Comparaison Turquie-Algérie
A la question de la présentatrice de savoir si un tel scénario pourrait être envisagé en Algérie, les journalistes du CPP ont unanimement pointé la différence de modèle, même si les deux pays comportent une tradition de coups d’Etat militaires. « En Algérie, il n’y a pas de compétition entre les différents systèmes, l’administration telle qu’elle est aujourd’hui convient parfaitement à ce système donc il n’y a rien à purger » a relevé Akram Kharief.
« Il y une alternance possible à l’intérieur de l’AKP, ce que nous nous n’avons pas en Algérie » a pointé Ihsane El Kadi. « Ce que nous a montré la Turquie c’est que les alertes de Hamrouche sur le fait que la perpétuation de la crise politique risque de diviser l’institution militaire sont un risque complètement opérant ».
« Ce qui s’est passé en Turquie va nous protéger durablement contre la tentation de l’impasse par un coup de force militaire », a conclu le directeur d’Interface Médias. « C’est à nous citoyens, société, dans notre diversité, y compris avec nos divergences de régler ces questions par les urnes ».
Terrorisme et lutte anti-terroriste
L’autre actualité pesante qui a occupé la seconde partie de l’émission a été l’attentat de Nice. « On a l’impression que la France, les Etats-Unis et certains pays européens s’intéressent de plus en plus à l’expérience algérienne » a répondu Akram Kharief à la question de Souhila Benali sur l’enseignement de l’Algérie en matière de lutte anti-terroriste. « L’expérience algérienne est clairement montrée du doigt comme une façon de faire, un modèle à considérer, peut-être pas à suivre mais à considérer ».
« Le problème c’est que toutes les analyses venant d’Occident se font à travers leurs propres lorgnettes » a commenté Abed Charef. « Ils oublient que le mot Palestine est suffisant pour que des gens aillent se faire exploser pendant les deux prochains siècles ».
Quant à Adlène Meddi, il est revenu sur son post Facebook publié au lendemain de l’attaque de Nice et qui a suscité de nombreuses réactions d’indignation. « Ce qui m’a révulsé au-delà de l’attentat, c’est que la réponse sécuritaire, analytique de la France est d’une médiocrité criante », a-t-il expliqué. « Il y a une succession de traitements très hypocrites qui a laissé faire ça : la France a toujours une réaction très réactive et non proactive ». « Est-ce que Européens sont prêts à renoncer à leur liberté de mouvement » a pour sa part interrogé Ihsane El Kadi.
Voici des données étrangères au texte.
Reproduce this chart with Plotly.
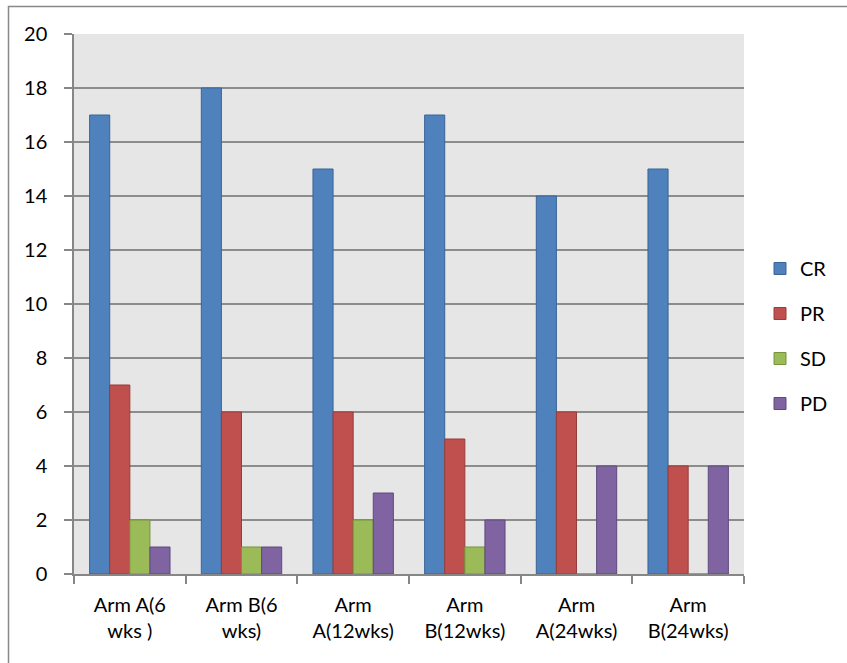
import plotly.graph_objects as go

categories = ["Arm A(6<br>wks )", "Arm B(6<br>wks)", "Arm<br>A(12wks)", "Arm<br>B(12wks)", "Arm<br>A(24wks)", "Arm<br>B(24wks)"]
series_names = ["CR", "PR", "SD", "PD"]
cr = [17, 18, 15, 17, 14, 15]
pr = [7, 6, 6, 5, 6, 4]
sd = [2, 1, 2, 1, 0, 0]
pd_ = [1, 1, 3, 2, 4, 4]
y_ticks = [0, 2, 4, 6, 8, 10, 12, 14, 16, 18, 20]

fills = ["#4F81BD", "#C0504D", "#9BBB59", "#8064A2"]
lines = ["#3A6596", "#963C3A", "#77933C", "#5F4A7B"]

W, H = 847, 663
L, R, T, B = 74, 103, 34, 89
pw, ph = W - L - R, H - T - B

fig = go.Figure()
for name, vals, fc, lc in zip(series_names, [cr, pr, sd, pd_], fills, lines):
    fig.add_trace(go.Bar(
        name=name, x=categories, y=vals,
        marker=dict(color=fc, line=dict(color=lc, width=1)),
        legendgroup=name,
    ))

font = "Lato, 'Open Sans', sans-serif"

# outer chart border (only top and left visible in the reference)
bx = (8.5 - L) / pw
by = 1 + (T - 6.5) / ph
fig.add_shape(type="rect", xref="paper", yref="paper",
              x0=bx, y0=-0.5, x1=1.5, y1=by,
              line=dict(color="#888888", width=1.5), fillcolor="rgba(0,0,0,0)", layer="below")

fig.update_layout(
    width=W, height=H,
    margin=dict(l=L, r=R, t=T, b=B, pad=0),
    paper_bgcolor="white",
    plot_bgcolor="#E6E6E6",
    barmode="group",
    bargap=0.28,
    bargroupgap=0,
    font=dict(family=font, size=20, color="black"),
    showlegend=True,
    legend=dict(
        x=(760 - L) / pw, xanchor="left",
        y=(574 - 336) / ph, yanchor="middle",
        traceorder="grouped", tracegroupgap=16,
        font=dict(size=20, family=font),
        bgcolor="rgba(0,0,0,0)",
    ),
    xaxis=dict(
        showline=True, linecolor="#868686", linewidth=1.5,
        ticks="outside", tickson="boundaries", ticklen=8, tickcolor="#868686", tickwidth=1.5,
        showgrid=False, tickfont=dict(size=20, family=font),
        mirror=False, ticklabelstandoff=12,
    ),
    yaxis=dict(
        range=[0, 20], tickvals=y_ticks,
        showline=True, linecolor="#868686", linewidth=1.5,
        ticks="outside", ticklen=8, tickcolor="#868686", tickwidth=1.5,
        showgrid=True, gridcolor="#8C8C8C", gridwidth=1.5,
        zeroline=False, tickfont=dict(size=20, family=font),
        ticklabelstandoff=13,
    ),
)

fig.write_html("out.html", config={"displayModeBar": False},
               post_script="document.body.style.margin='0px';")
Pour finir, Akram Kharief a dressé un état des lieux de la menace terroriste en Algérie. « La promesse que véhicule la mouvance islamique ne prend plus » a-t-il commenté. « Depuis deux ans, le terrorisme a du mal à recruter des logisticiens et à avoir des relations avec les populations même isolées » a développé l’éditeur de Secret Difa3. « Les terroristes sont en train de sortir et même de quitter le territoire car ça devient de plus en plus difficile de rester en Algérie ».